Do we need to know the height of the back wound?
February 2001

    One of the disappointing aspects of the JFK case is the endless confusion that surrounds the medical evidence. Even though a careful examination of the medical evidence reveals that much of it is much more solid than is usually portrayed, confusion persists. For this reason, I believe it would be helpful to carefully consider which pieces of medical evidence are expendable, i.e., are not really needed to get the right answer about the assassination. Let us begin with the height of the back/neck wound. This issue is contentious because the high position leads to a downward trajectory through the neck and out the throat, and a logical connection to Connally's back and thereby to the single-bullet theory (SBT), whereas the low position leads to a horizontal or slightly upward track that is often said not to hit Connally or create the SBT.
    Let us grant for the sake of argument that we cannot know whether the back wound was low or high. Let us then set forth the other pieces of evidence that we do know, and see whether we can still connect that bullet with Connally. If we can, the NAA and ballistic data take over and tie the bullet conclusively to Oswald's rifle. If we cannot, we fall into some sort of never-never land.
    Here is the logical train of evidence without the height of the back wound or the inclination of the trajectory through the neck:

  1. Bullet A passed from the back to the throat and out.
  2. Bullet B (nonpristine) entered Connally's back well below Kennedy's throat and on a downward course.
  3. Bullet B was fired from Oswald's rifle because the wrist fragment was linked chemically (by NAA) to the stretcher bullet (CE 399), which was linked ballistically to Oswald's rifle.
  4. If Bullet A did not become bullet B, we have four problems: (a) A must have disappeared out of the car without a trace; (b) A must have been fired horizontally or upward so as to miss the car, which means from a ground-level position near the corner of Elm and Houston (i.e., near the motorcade and the crowds); (c) B had to conveniently appear at the same time to replace A; and (d) in order for B to be nonpristine, it must have hit something (the live oak tree?) between the sixth floor and Connally's back. These four problems make a very complicated scenario, indeed.
  5. But if Bullet A became Bullet B, these problems disappear: (a) A didn't disappear because it passed into Connally as B; (b) A, becoming B, was traceable to Oswald's rifle up high rather than being fired from ground level in a crowd; (c) no second bullet B had to conveniently appear; and (d) B was nonpristine because it had (as A) passed through Kennedy. This amounts to the single-bullet theory.
  6. Simplicity, even common sense, demands that we go with step 5 and the SBT—the choice isn't even close.

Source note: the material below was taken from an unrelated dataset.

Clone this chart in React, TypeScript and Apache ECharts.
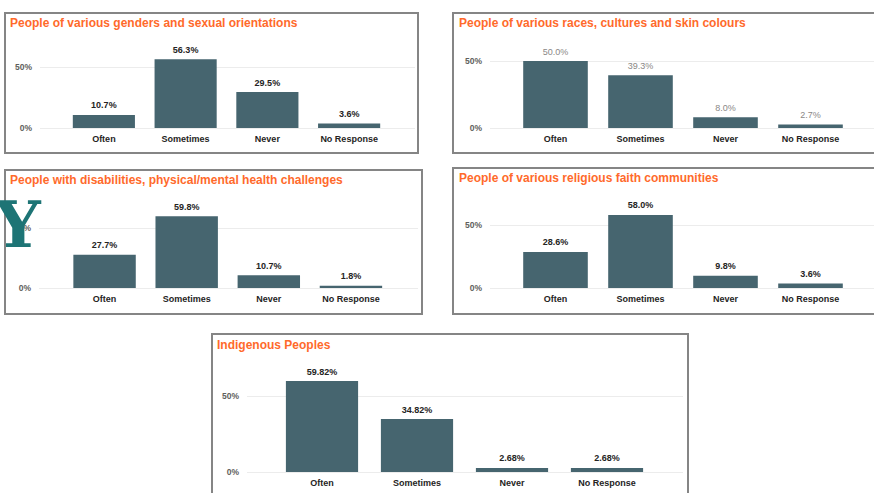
import React, { useEffect, useRef } from "react";
import * as echarts from "echarts";

const categories = ["Often", "Sometimes", "Never", "No Response"];
const titles = [
  "People of various genders and sexual orientations",
  "People of various races, cultures and skin colours",
  "People with disabilities, physical/mental health challenges",
  "People of various religious faith communities",
  "Indigenous Peoples",
];
const gendersValues = [10.7, 56.3, 29.5, 3.6];
const racesValues = [50.0, 39.3, 8.0, 2.7];
const disabilitiesValues = [27.7, 59.8, 10.7, 1.8];
const religiousValues = [28.6, 58.0, 9.8, 3.6];
const indigenousValues = [59.82, 34.82, 2.68, 2.68];
const yTicks = [0, 50];
const decimals = [1, 1, 1, 1, 2];

// layout of each panel (pixels)
const panels = [
  { box: [5, 13, 413, 140], title: [10, 23], zero: 128, scale: 1.22, gA: [40, 375], gB: [63, 327], labelColor: "#252423", labelBold: true },
  { box: [453, 13, 432, 140], title: [459, 23], zero: 128, scale: 1.34, gA: [490, 384], gB: [513, 340], labelColor: "#8a8886", labelBold: false },
  { box: [5, 170, 417, 144], title: [10, 180], zero: 288, scale: 1.2, gA: [39, 379], gB: [63.5, 328.5], labelColor: "#252423", labelBold: true },
  { box: [453, 168, 432, 146], title: [459, 178], zero: 288, scale: 1.26, gA: [490, 384], gB: [513, 340], labelColor: "#252423", labelBold: true },
  { box: [212, 334, 476, 175], title: [217, 345], zero: 472, scale: 1.52, gA: [247, 436], gB: [274.5, 380], labelColor: "#252423", labelBold: true },
];

const allValues = [gendersValues, racesValues, disabilitiesValues, religiousValues, indigenousValues];

const BAR = "#46656f";
const FONT = "Liberation Sans, Arial, sans-serif";
const Y_MAX = 70;

export default function App() {
  const ref = useRef<HTMLDivElement>(null);
  useEffect(() => {
    if (!ref.current) return;
    const chart = echarts.init(ref.current, null, { renderer: "svg" });
    const grid: any[] = [];
    const xAxis: any[] = [];
    const yAxis: any[] = [];
    const series: any[] = [];
    const graphic: any[] = [];

    panels.forEach((p, i) => {
      const h = Y_MAX * p.scale;
      const top = p.zero - h;
      graphic.push({
        type: "rect",
        shape: { x: p.box[0], y: p.box[1], width: p.box[2], height: p.box[3] },
        style: { fill: "#fff", stroke: "#858585", lineWidth: 2 },
        z: -10,
      });
      graphic.push({
        type: "text",
        x: p.title[0],
        y: p.title[1],
        style: {
          text: titles[i],
          fill: "#ff6a2b",
          font: `bold 12px ${FONT}`,
          verticalAlign: "middle",
        },
        z: 10,
      });
      grid.push({ left: p.gA[0], top, width: p.gA[1], height: h, containLabel: false });
      const gA = grid.length - 1;
      xAxis.push({ gridIndex: gA, type: "value", min: 0, max: 1, show: false });
      yAxis.push({
        gridIndex: gA,
        type: "value",
        min: 0,
        max: Y_MAX,
        interval: 50,
        axisLine: { show: false },
        axisTick: { show: false },
        axisLabel: {
          showMaxLabel: false,
          margin: 8,
          color: "#605e5c",
          fontSize: 8.5,
          fontWeight: "bold",
          fontFamily: FONT,
          formatter: (v: number) => (yTicks.includes(v) ? `${v}%` : ""),
        },
        splitLine: {
          show: true,
          showMaxLine: false,
          lineStyle: { color: ["#ececec", "#ececec", "rgba(0,0,0,0)"], width: 1 },
        },
      });
      grid.push({ left: p.gB[0], top, width: p.gB[1], height: h, containLabel: false });
      const gB = grid.length - 1;
      xAxis.push({
        gridIndex: gB,
        type: "category",
        data: categories,
        axisLine: { show: false },
        axisTick: { show: false },
        axisLabel: {
          margin: 6,
          color: "#252423",
          fontSize: 9,
          fontWeight: "bold",
          fontFamily: FONT,
          interval: 0,
        },
      });
      yAxis.push({ gridIndex: gB, type: "value", min: 0, max: Y_MAX, show: false, splitLine: { show: false } });
      series.push({
        type: "bar",
        xAxisIndex: gB,
        yAxisIndex: gB,
        data: allValues[i],
        barCategoryGap: "24%",
        itemStyle: { color: BAR },
        label: {
          show: true,
          position: "top",
          distance: 5,
          color: p.labelColor,
          fontSize: 9,
          fontWeight: p.labelBold ? "bold" : "normal",
          fontFamily: FONT,
          formatter: (d: any) => `${Number(d.value).toFixed(decimals[i])}%`,
        },
      });
    });

    graphic.push({
      type: "text",
      x: -5,
      y: 224,
      style: {
        text: "Y",
        fill: "#1d7475",
        font: `bold 64px DejaVu Serif, serif`,
        verticalAlign: "middle",
      },
      z: 20,
    });

    chart.setOption({
      animation: false,
      backgroundColor: "#fff",
      grid,
      xAxis,
      yAxis,
      series,
      graphic,
    });
    return () => chart.dispose();
  }, []);
  return <div ref={ref} style={{ position: "fixed", left: 0, top: 0, width: 874, height: 493 }} />;
}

   This simple line of reasoning shows how the SBT flows naturally from the evidence with or without the the height of the back wound. Thus, that height is not needed to understand the assassination properly.
    There's more, though. Once the conclusion in step 6 is granted, the downward trajectory through the neck follows automatically, and from it follows the high position of the back wound.
    But we didn't need to go through all this trouble, because two factors unambiguously place the back wound at the high position: (1) the autopsy observation that the back wound was above the right scapula, and (2) Dr. Lattimer's elegant drawing of the downward line of injuries between the back wound and the throat wound. So two independent lines of reasoning establish the high position of the back wound.